Yamani Hernandez, executive director of the National Network of Abortion Funds, said the pandemic exposed how underresourced the abortion funding network is.

For decades, a provision in the federal budget called the Hyde Amendment has banned federal funding for abortions nationwide, with rare exceptions. The bane includes payments through Medicaid, the government-funded health insurance for the poor.

Seventeen states, including Maryland, have passed laws that allow Medicaid funding to pay for abortions, despite the amendment. But in most of the country, patients rely on private insurance or pay out of pocket. Those who do not have the money can seek help from sources such as the Justice Fund. When these foundations make changes, it can disrupt the entire abortion funding network.

“It shouldn’t be dependent on one or two foundations — that’s just too precarious,” Hernandez said.
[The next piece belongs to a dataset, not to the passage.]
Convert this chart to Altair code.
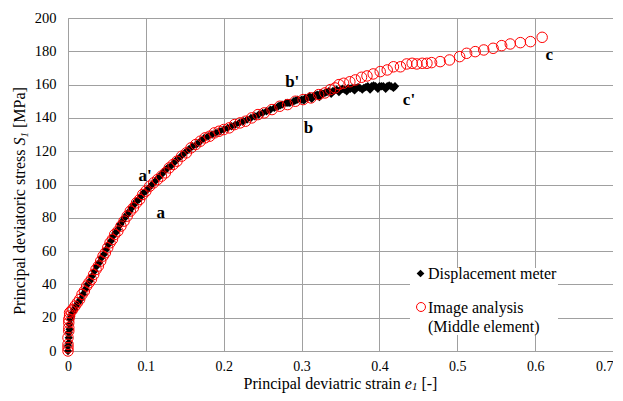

According to a recent study by the National Committee for Responsive Philanthropy, private foundations donated $912 million to support abortion-related causes from 2015 to 2019 but less than 3 percent of that money was designated to pay for abortions. The vast majority went toward abortion rights advocacy at the state and federal levels, which Hernandez said does little to assist poor or teenage patients who need immediate support.

“The idea is that if we change the policy, we help more people, more quickly. But the fact is that we’re in a space where a lot has been invested in policy and we still have a conservative Supreme Court,” she said. “There are people right now, today, who aren’t able to access care.”

President Biden’s fiscal 2022 budget proposes scrapping the Hyde Amendment and the D.C.-specific provision that bars local taxpayer dollars from going toward abortions in the city — changes that will dramatically expand abortion access if implemented.

But for now, Hernandez said, there are thousands of people in need across the country scrambling to find enough money to terminate their pregnancies, an option that becomes more expensive with each week that passes.